__Problem__.
Begin with the first line and repeat exactly through the line containing "const fitY = [-0.086e-4, 2.754e-4];"; leave every image out.

__Data__.
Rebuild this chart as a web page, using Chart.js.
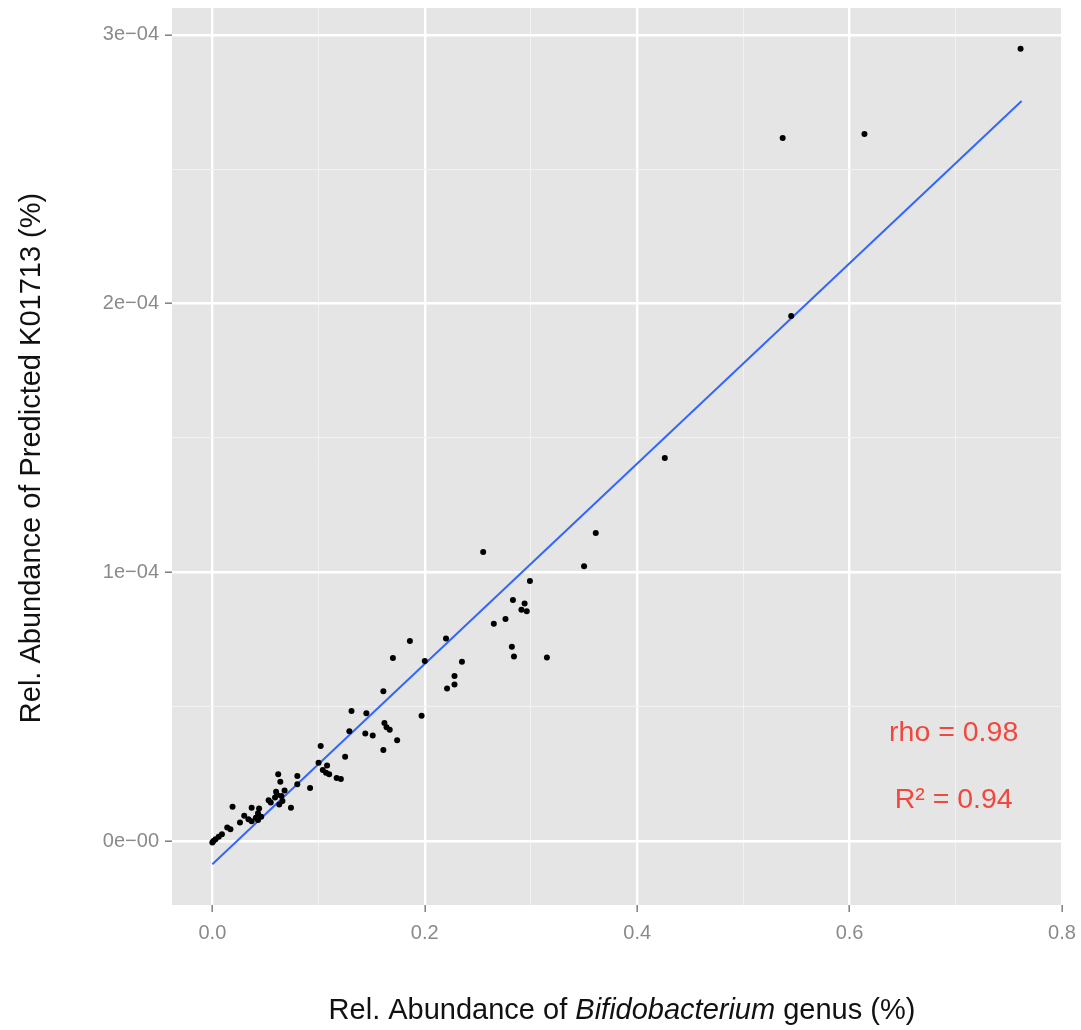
<!DOCTYPE html>
<html>
<head>
<meta charset="utf-8">
<script src="https://cdn.jsdelivr.net/npm/chart.js@4.4.0/dist/chart.umd.min.js"></script>
<style>
  html, body { margin: 0; padding: 0; background: #ffffff; }
  #wrap { width: 1081px; height: 1030px; position: relative; }
</style>
</head>
<body>
<div id="wrap"><canvas id="scatter"></canvas></div>
<script>
// --- data ---
const bifidoX = [
  0.761, 0.537, 0.614, 0.545, 0.426, 0.361, 0.350, 0.255,
  0.299, 0.283, 0.294, 0.291, 0.296, 0.276, 0.265, 0.282, 0.284, 0.315,
  0.220, 0.186, 0.170, 0.200, 0.235, 0.228, 0.228, 0.221, 0.161, 0.197,
  0.131, 0.145, 0.129, 0.144, 0.151, 0.162, 0.164, 0.167, 0.174, 0.161,
  0.102, 0.125, 0.100, 0.108, 0.104, 0.107, 0.110, 0.117, 0.121, 0.092,
  0.062, 0.080, 0.064, 0.080, 0.068, 0.060, 0.061, 0.059, 0.065, 0.053,
  0.055, 0.063, 0.066, 0.074, 0.019, 0.037, 0.044, 0.043, 0.041, 0.030,
  0.034, 0.037, 0.043, 0.046, 0.026, 0.014, 0.017, 0.009, 0.006, 0.003,
  0.000, 0.001
];
const k01713Y = [
  2.948e-4, 2.616e-4, 2.631e-4, 1.954e-4, 1.425e-4, 1.146e-4, 1.023e-4, 1.076e-4,
  0.968e-4, 0.897e-4, 0.884e-4, 0.861e-4, 0.855e-4, 0.826e-4, 0.809e-4, 0.723e-4, 0.687e-4, 0.683e-4,
  0.754e-4, 0.744e-4, 0.681e-4, 0.670e-4, 0.667e-4, 0.614e-4, 0.583e-4, 0.568e-4, 0.557e-4, 0.466e-4,
  0.484e-4, 0.476e-4, 0.409e-4, 0.400e-4, 0.393e-4, 0.439e-4, 0.423e-4, 0.414e-4, 0.375e-4, 0.339e-4,
  0.354e-4, 0.314e-4, 0.291e-4, 0.281e-4, 0.264e-4, 0.254e-4, 0.249e-4, 0.235e-4, 0.231e-4, 0.197e-4,
  0.249e-4, 0.242e-4, 0.221e-4, 0.211e-4, 0.188e-4, 0.183e-4, 0.171e-4, 0.162e-4, 0.168e-4, 0.152e-4,
  0.143e-4, 0.136e-4, 0.149e-4, 0.124e-4, 0.128e-4, 0.124e-4, 0.121e-4, 0.103e-4, 0.087e-4, 0.094e-4,
  0.081e-4, 0.074e-4, 0.078e-4, 0.090e-4, 0.069e-4, 0.050e-4, 0.044e-4, 0.025e-4, 0.016e-4, 0.007e-4,
  -0.005e-4, 0.000e-4
];

// linear fit line (end points)
const fitX = [0.0, 0.762];
const fitY = [-0.086e-4, 2.754e-4];

// axis ticks / labels
const xGridVals = [0.0, 0.1, 0.2, 0.3, 0.4, 0.5, 0.6, 0.7, 0.8];
const xTickLabels = ['0.0', '', '0.2', '', '0.4', '', '0.6', '', '0.8'];
const yGridVals = [0, 0.5e-4, 1e-4, 1.5e-4, 2e-4, 2.5e-4, 3e-4];
const yTickLabels = ['0e\u221200', '', '1e\u221204', '', '2e\u221204', '', '3e\u221204'];

// text annotations
const noteLabels = ['rho = 0.98', 'R\u00b2 = 0.94'];
const noteX = [0.698, 0.698];
const noteY = [0.402e-4, 0.153e-4];

const FONT = '"Liberation Sans", Arial, Helvetica, sans-serif';

// ggplot-like grey panel
const panelBg = {
    id: 'panelBg',
    beforeDraw(chart) {
        const { ctx, chartArea: a } = chart;
        ctx.save();
        ctx.fillStyle = '#e5e5e5';
        ctx.fillRect(a.left, a.top, a.right - a.left, a.bottom - a.top);
        ctx.restore();
    }
};

// axis titles (x title has an italic genus name) + annotations
const textLayer = {
    id: 'textLayer',
    afterDraw(chart) {
        const { ctx, chartArea: a, scales } = chart;
        ctx.save();

        // x title
        const parts = [
            { t: 'Rel. Abundance of ', f: '29px ' + FONT },
            { t: 'Bifidobacterium', f: 'italic 29px ' + FONT },
            { t: ' genus (%)', f: '29px ' + FONT }
        ];
        let total = 0;
        parts.forEach(p => { ctx.font = p.f; p.w = ctx.measureText(p.t).width; total += p.w; });
        let x = 622 - total / 2;
        ctx.fillStyle = '#111';
        ctx.textBaseline = 'middle';
        ctx.textAlign = 'left';
        parts.forEach(p => { ctx.font = p.f; ctx.fillText(p.t, x, 1011); x += p.w; });

        // y title
        ctx.translate(32, 458);
        ctx.rotate(-Math.PI / 2);
        ctx.font = '29px ' + FONT;
        ctx.textAlign = 'center';
        ctx.fillText('Rel. Abundance of Predicted K01713 (%)', 0, 0);
        ctx.setTransform(1, 0, 0, 1, 0, 0);

        // annotations
        ctx.fillStyle = '#f0483f';
        ctx.font = '28.5px ' + FONT;
        ctx.textAlign = 'center';
        noteLabels.forEach((lab, i) => {
            ctx.fillText(lab, scales.x.getPixelForValue(noteX[i]), scales.y.getPixelForValue(noteY[i]));
        });
        ctx.restore();
    }
};

const isMajor = (i) => i % 2 === 0;

new Chart(document.getElementById('scatter'), {
    type: 'scatter',
    data: {
        datasets: [
            {
                label: 'fit',
                type: 'line',
                data: fitX.map((v, i) => ({ x: v, y: fitY[i] })),
                borderColor: '#3366ff',
                borderWidth: 2,
                pointRadius: 0,
                fill: false,
                order: 2
            },
            {
                label: 'samples',
                data: bifidoX.map((v, i) => ({ x: v, y: k01713Y[i] })),
                backgroundColor: '#000000',
                borderWidth: 0,
                pointRadius: 3,
                order: 1
            }
        ]
    },
    options: {
        responsive: true,
        maintainAspectRatio: false,
        animation: false,
        layout: { padding: { top: 8, right: 19, left: 0, bottom: 0 } },
        plugins: {
            legend: { display: false },
            tooltip: { enabled: false }
        },
        scales: {
            x: {
                type: 'linear',
                min: -0.038,
                max: 0.8,
                afterBuildTicks: s => { s.ticks = xGridVals.map(v => ({ value: v })); },
                afterFit: s => { s.height = 125; s.paddingLeft = 0; s.paddingRight = 0; },
                border: { display: false },
                grid: {
                    color: c => isMajor(c.index) ? '#ffffff' : '#f2f2f2',
                    lineWidth: c => isMajor(c.index) ? 2.4 : 1,
                    tickColor: c => isMajor(c.index) ? '#7f7f7f' : 'rgba(0,0,0,0)',
                    tickLength: 7,
                    tickWidth: 1.5
                },
                ticks: {
                    autoSkip: false,
                    maxRotation: 0,
                    padding: 9,
                    color: '#8a8a8a',
                    font: { family: FONT, size: 20 },
                    callback: (v, i) => xTickLabels[i]
                }
            },
            y: {
                type: 'linear',
                min: -0.238e-4,
                max: 3.1e-4,
                afterBuildTicks: s => { s.ticks = yGridVals.map(v => ({ value: v })); },
                afterFit: s => { s.width = 172; s.paddingTop = 0; s.paddingBottom = 0; },
                border: { display: false },
                grid: {
                    color: c => isMajor(c.index) ? '#ffffff' : '#f2f2f2',
                    lineWidth: c => isMajor(c.index) ? 2.4 : 1,
                    tickColor: c => isMajor(c.index) ? '#7f7f7f' : 'rgba(0,0,0,0)',
                    tickLength: 7,
                    tickWidth: 1.5
                },
                ticks: {
                    autoSkip: false,
                    padding: 6,
                    color: '#8a8a8a',
                    font: { family: FONT, size: 20 },
                    callback: (v, i) => yTickLabels[i]
                }
            }
        }
    },
    plugins: [panelBg, textLayer]
});
</script>
</body>
</html>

__Output of the task__.
Rebuild this chart as a web page, using Chart.js.
<!DOCTYPE html>
<html>
<head>
<meta charset="utf-8">
<script src="https://cdn.jsdelivr.net/npm/chart.js@4.4.0/dist/chart.umd.min.js"></script>
<style>
  html, body { margin: 0; padding: 0; background: #ffffff; }
  #wrap { width: 1081px; height: 1030px; position: relative; }
</style>
</head>
<body>
<div id="wrap"><canvas id="scatter"></canvas></div>
<script>
// --- data ---
const bifidoX = [
  0.761, 0.537, 0.614, 0.545, 0.426, 0.361, 0.350, 0.255,
  0.299, 0.283, 0.294, 0.291, 0.296, 0.276, 0.265, 0.282, 0.284, 0.315,
  0.220, 0.186, 0.170, 0.200, 0.235, 0.228, 0.228, 0.221, 0.161, 0.197,
  0.131, 0.145, 0.129, 0.144, 0.151, 0.162, 0.164, 0.167, 0.174, 0.161,
  0.102, 0.125, 0.100, 0.108, 0.104, 0.107, 0.110, 0.117, 0.121, 0.092,
  0.062, 0.080, 0.064, 0.080, 0.068, 0.060, 0.061, 0.059, 0.065, 0.053,
  0.055, 0.063, 0.066, 0.074, 0.019, 0.037, 0.044, 0.043, 0.041, 0.030,
  0.034, 0.037, 0.043, 0.046, 0.026, 0.014, 0.017, 0.009, 0.006, 0.003,
  0.000, 0.001
];
const k01713Y = [
  2.948e-4, 2.616e-4, 2.631e-4, 1.954e-4, 1.425e-4, 1.146e-4, 1.023e-4, 1.076e-4,
  0.968e-4, 0.897e-4, 0.884e-4, 0.861e-4, 0.855e-4, 0.826e-4, 0.809e-4, 0.723e-4, 0.687e-4, 0.683e-4,
  0.754e-4, 0.744e-4, 0.681e-4, 0.670e-4, 0.667e-4, 0.614e-4, 0.583e-4, 0.568e-4, 0.557e-4, 0.466e-4,
  0.484e-4, 0.476e-4, 0.409e-4, 0.400e-4, 0.393e-4, 0.439e-4, 0.423e-4, 0.414e-4, 0.375e-4, 0.339e-4,
  0.354e-4, 0.314e-4, 0.291e-4, 0.281e-4, 0.264e-4, 0.254e-4, 0.249e-4, 0.235e-4, 0.231e-4, 0.197e-4,
  0.249e-4, 0.242e-4, 0.221e-4, 0.211e-4, 0.188e-4, 0.183e-4, 0.171e-4, 0.162e-4, 0.168e-4, 0.152e-4,
  0.143e-4, 0.136e-4, 0.149e-4, 0.124e-4, 0.128e-4, 0.124e-4, 0.121e-4, 0.103e-4, 0.087e-4, 0.094e-4,
  0.081e-4, 0.074e-4, 0.078e-4, 0.090e-4, 0.069e-4, 0.050e-4, 0.044e-4, 0.025e-4, 0.016e-4, 0.007e-4,
  -0.005e-4, 0.000e-4
];

// linear fit line (end points)
const fitX = [0.0, 0.762];
const fitY = [-0.086e-4, 2.754e-4];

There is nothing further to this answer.